The journey that physical evidence goes on, from crime scene to courtroom, doesn’t get many newspaper column inches. But a trial is the ultimate test of forensic evidence: if isn’t well documented, the evidence will not stand up in court. And if it fails in court, all the efforts of the forensic scientists – digital analysts, pathologists, entomologists, fingerprint experts, toxicologists – have been for nothing. At Dobson’s trial the defence lawyer, Tim Roberts, made huge efforts to introduce doubt about the journey of the jacket. In his opening statement to the jury Roberts said, ‘The charge brought against Gary Dobson is based on unreliable evidence. At the time that Stephen Lawrence was being attacked, Gary Dobson was at home in his parents’ house. He is innocent of this charge. The
papers in this case are voluminous, but the actual physical evidence, upon which this charge is brought, the fibres and fragments, would not fill a teaspoon.’
For eighteen years the jacket had lain dormant in a paper bag, sealed with tape. Roberts pointed out that in the early 1990s suspect and victim exhibits were often stored in the same room. Over the years many scientists had examined the Stephen Lawrence exhibits in different laboratories around England, and not all of them had worn white plastic suits. Roberts argued that the stain on the jacket collar had not come from fresh blood. He said that the dried blood flakes had got into the evidence bag via a careless scientist who had also handled Stephen’s exhibit. He suggested the bloodstain was the result of one of these flakes dissolving when scientists conducted a test for saliva. The test involved wetting and pressing the jacket. Edward Jarman countered that he had tried this theory out using control blood flakes. They had turned ‘gel-like’; too viscous to absorb into the fabric. The arguments were extensive and detailed. One journalist who was present for every second of Dobson’s six-week trial said, ‘During these long days of continuity evidence at the end of November – as the barristers argued at length about the safety of brown paper bags – the jury looked bored.’

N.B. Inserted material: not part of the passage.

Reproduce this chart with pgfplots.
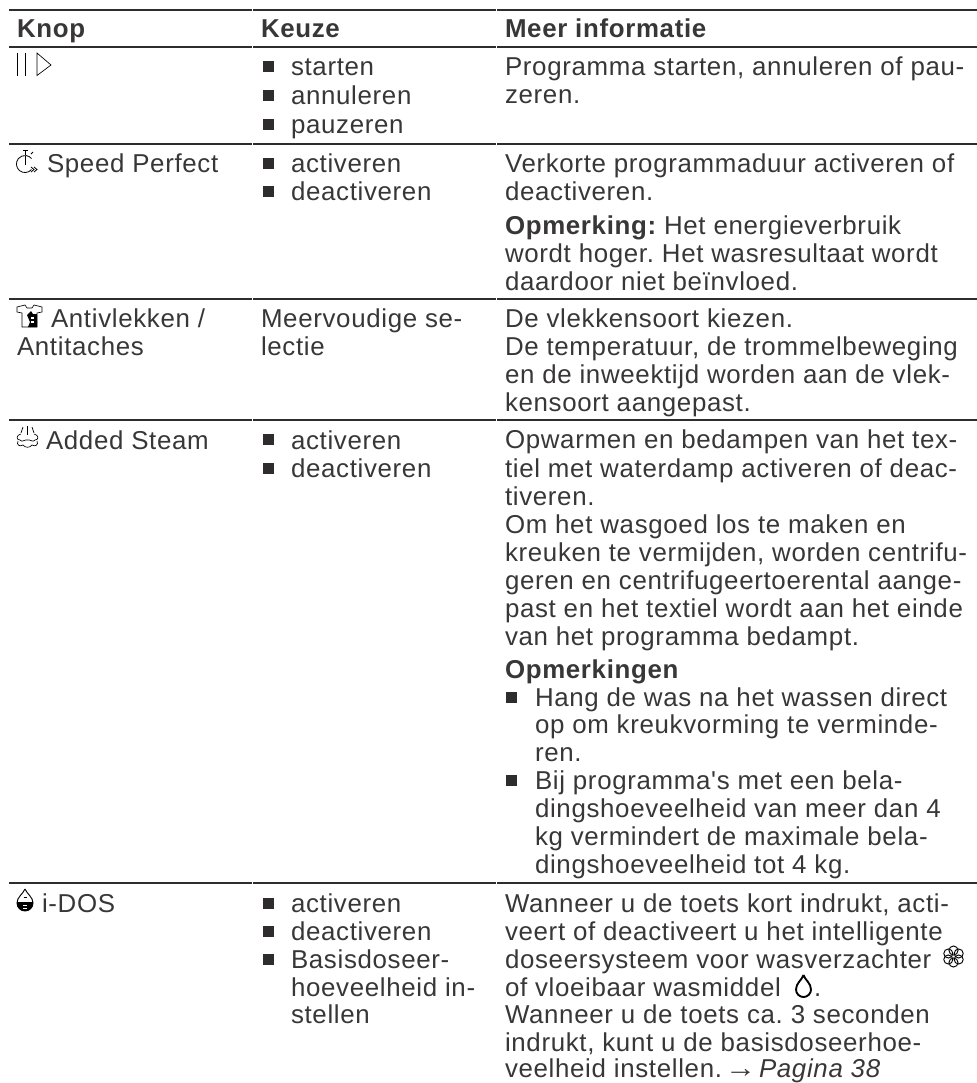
\documentclass[border=0pt]{standalone}
\usepackage{pgfplots}
\pgfplotsset{compat=1.18}
\usepackage{fontspec}
\setmainfont{Liberation Sans}[LetterSpace=2.6,Ligatures=TeXOff]
\definecolor{ink}{HTML}{2E2C2D}
\definecolor{txtc}{HTML}{383637}
\tikzset{txt/.style={anchor=base west,inner sep=0pt,outer sep=0pt,text=txtc,font=\fontsize{19.4}{23}\selectfont\frenchspacing}}
\newcommand{\T}[3]{\node[txt] at (axis cs:#1,#2) {#3};}
\begin{document}
\begin{tikzpicture}
\useasboundingbox (0,0) rectangle (732.75pt,812.25pt);
\begin{axis}[at={(0,0)},anchor=south west,scale only axis,width=732.75pt,height=812.25pt,
  xmin=0,xmax=977,ymin=0,ymax=1083,y dir=reverse,hide axis,clip=false]
% rules
\pgfplotsinvokeforeach{9.5,47,144,298.7,419.5,883}{
  \addplot[ink,line width=1.5pt,forget plot] coordinates {(9,#1) (252,#1)};
  \addplot[ink,line width=1.5pt,forget plot] coordinates {(253,#1) (496,#1)};
  \addplot[ink,line width=1.5pt,forget plot] coordinates {(497,#1) (977,#1)};
}
% bullets
\addplot[only marks,mark=square*,mark size=3.6pt,ink,forget plot] coordinates {
 (268,66) (268,95) (268,124) (268,163) (268,191) (268,439) (268,468)
 (268,903) (268,931) (268,959) (511,697) (511,780)};
% header
\T{17}{37}{\bfseries Knop}
\T{261}{37}{\bfseries Keuze}
\T{505}{37}{\bfseries Meer informatie}
% column 1
\T{47}{172}{Speed Perfect}
\T{51}{327}{Antivlekken /}
\T{17}{355}{Antitaches}
\T{46}{449}{Added Steam}
\T{42}{912}{i-DOS}
% column 2
\T{291}{75}{starten}
\T{291}{104}{annuleren}
\T{291}{133}{pauzeren}
\T{291}{172}{activeren}
\T{291}{200}{deactiveren}
\T{261}{327}{Meervoudige se-}
\T{261}{355}{lectie}
\T{291}{449}{activeren}
\T{291}{477}{deactiveren}
\T{291}{912}{activeren}
\T{291}{940}{deactiveren}
\T{291}{968}{Basisdoseer-}
\T{291}{996}{hoeveelheid in-}
\T{291}{1023}{stellen}
% column 3
\T{505}{75}{Programma starten, annuleren of pau-}
\T{505}{103}{zeren.}
\T{505}{172}{Verkorte programmaduur activeren of}
\T{505}{200}{deactiveren.}
\T{505}{234}{{\bfseries Opmerking:} Het energieverbruik}
\T{505}{262}{wordt hoger. Het wasresultaat wordt}
\T{505}{290}{daardoor niet beïnvloed.}
\T{505}{327}{De vlekkensoort kiezen.}
\T{505}{355}{De temperatuur, de trommelbeweging}
\T{505}{383}{en de inweektijd worden aan de vlek-}
\T{505}{411}{kensoort aangepast.}
\T{505}{448}{Opwarmen en bedampen van het tex-}
\T{505}{477}{tiel met waterdamp activeren of deac-}
\T{505}{505}{tiveren.}
\T{505}{533}{Om het wasgoed los te maken en}
\T{505}{561}{kreuken te vermijden, worden centrifu-}
\T{505}{589}{geren en centrifugeertoerental aange-}
\T{505}{617}{past en het textiel wordt aan het einde}
\T{505}{645}{van het programma bedampt.}
\T{505}{678}{\bfseries Opmerkingen}
\T{535}{706}{Hang de was na het wassen direct}
\T{535}{733}{op om kreukvorming te verminde-}
\T{535}{761}{ren.}
\T{535}{789}{Bij programma's met een bela-}
\T{535}{817}{dingshoeveelheid van meer dan 4}
\T{535}{845}{kg vermindert de maximale bela-}
\T{535}{873}{dingshoeveelheid tot 4 kg.}
\T{505}{912}{Wanneer u de toets kort indrukt, acti-}
\T{505}{940}{veert of deactiveert u het intelligente}
\T{505}{968}{doseersysteem voor wasverzachter}
\T{505}{996}{of vloeibaar wasmiddel}
\T{814}{996}{.}
\T{505}{1023}{Wanneer u de toets ca. 3 seconden}
\T{505}{1051}{indrukt, kunt u de basisdoseerhoe-}
\T{505}{1077.5}{veelheid instellen.}
\T{725}{1077.5}{\scalebox{1.2}[1.1]{→}}
\T{759}{1077.5}{\itshape Pagina 38}
% icons: pause/play
\draw[black,line width=0.6pt] (axis cs:17,53)--(axis cs:17,76);
\draw[black,line width=0.6pt] (axis cs:25.7,53)--(axis cs:25.7,76);
\draw[black,line width=0.5pt] (axis cs:37,53)--(axis cs:51,65)--(axis cs:37,75.5)--cycle;
% stopwatch
\begin{scope}[shift={(axis cs:25,164)},x=0.75pt,y=-0.75pt,black,line width=0.6pt]
\draw (6.5,5.5) arc (-40:-320:6.4pt);
\draw (0,-8)--(0,1);
\draw (-2.5,-13.5)--(2.5,-13.5);\draw (0,-13.5)--(0,-9);
\draw (6,-10)--(8,-12);
\draw (6,3)--(9,5.5)--(6,8);\draw (9,3)--(12,5.5)--(9,8);
\end{scope}
% shirt
\begin{scope}[shift={(axis cs:17,305)},x=0.75pt,y=-0.75pt,black,line width=0.5pt]
\draw (8,0)--(0,2)--(0,7)--(5,8)--(5,22)--(20,22)--(20,8)--(25,7)--(25,2)--(17,0)--(15,3)--(10,3)--cycle;
\fill (10,10)--(14,6)--(16,9)--(20,9)--(20,22)--(11,22)--(13,17)--cycle;
\fill[white] (14,12) rectangle (17,13.5);\fill[white] (14,16) rectangle (17,17.5);
\end{scope}
% steam
\begin{scope}[shift={(axis cs:17,426)},x=0.75pt,y=-0.75pt,black,line width=0.5pt]
\draw (10.5,0)--(10.5,9);\draw (6,1)--(4,7);\draw (15,1)--(17,7);
\draw (4,8) .. controls (-1,9) and (-1,14) .. (3,14) .. controls (5,17) and (8,13) .. (10.5,14) .. controls (13,13) and (16,17) .. (18,14) .. controls (22,14) and (22,9) .. (17,8);
\draw (1,15) .. controls (-1,19) and (3,21) .. (6,19) .. controls (8,22) and (13,22) .. (15,19) .. controls (18,21) and (22,19) .. (20,15);
\end{scope}
% i-DOS drop
\begin{scope}[shift={(axis cs:25,889)},x=0.75pt,y=-0.75pt,black,line width=0.7pt]
\draw (0,0) .. controls (-2,5) and (-8,8) .. (-8,14) arc (180:360:6pt) .. controls (8,8) and (2,5) .. (0,0);
\fill (-8,13) -- (8,13) -- (8,14) arc (0:-180:6pt) -- cycle;
\fill[white] (-2,15.5) rectangle (2,16.5);\fill[white] (-2,18.5) rectangle (2,19.5);
\draw (-1.5,8)--(1.5,8);
\end{scope}
% flower
\begin{scope}[shift={(axis cs:953.5,956.5)},x=0.75pt,y=-0.75pt,black,line width=0.7pt]
\draw (5.2,3) circle (3.4pt);
\draw (0,6) circle (3.4pt);
\draw (-5.2,3) circle (3.4pt);
\draw (-5.2,-3) circle (3.4pt);
\draw (0,-6) circle (3.4pt);
\draw (5.2,-3) circle (3.4pt);
\end{scope}
% drop
\begin{scope}[shift={(axis cs:803.5,975)},x=0.75pt,y=-0.75pt,black,line width=1.4pt]
\draw (0,0) .. controls (-1.5,5) and (-7.5,8) .. (-7.5,14.5) arc (180:360:5.625pt) .. controls (7.5,8) and (1.5,5) .. (0,0);
\end{scope}
\end{axis}
\end{tikzpicture}
\end{document}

Gary Dobson and David Norris, who were both convicted of the murder of Stephen Lawrence in 2012
Roberts was also desperate to get the judge to rule the next witness, Rosalind Hammon, out of testifying. LGC had given her the job of examining the jacket’s chain of continuity. He argued that, because she was an employee of LGC, her view could not be trusted. The judge disagreed and allowed her to speak. She testified that, despite the jacket’s complex journey, there was ‘no realistic probability’ the blood and fibres were the result of contamination. On 3 January 2012, Gary Dobson was found guilty of murder and sentenced to at least fifteen years in jail. He had remained out of the reach of justice for eighteen years and 256 days – that’s thirty-five more days than Stephen Lawrence was alive. Writer Brian Cathcart said after the trial, ‘The idea that there might one day be a conviction was at one point nothing but a fantasy. It’s remarkable that you can go back into the evidence and find these microscopic particles which can lead to a conviction.’ One other member of the gang, David Norris, was brought to justice at the same trial as Gary Dobson, largely because of a single strand of Stephen’s hair found on the jeans that he had been wearing on the night of the murder. Eyewitness accounts suggest that there were three or four other men involved in the murder. Their names are known, but no forensic traces have been found to link them to the scene.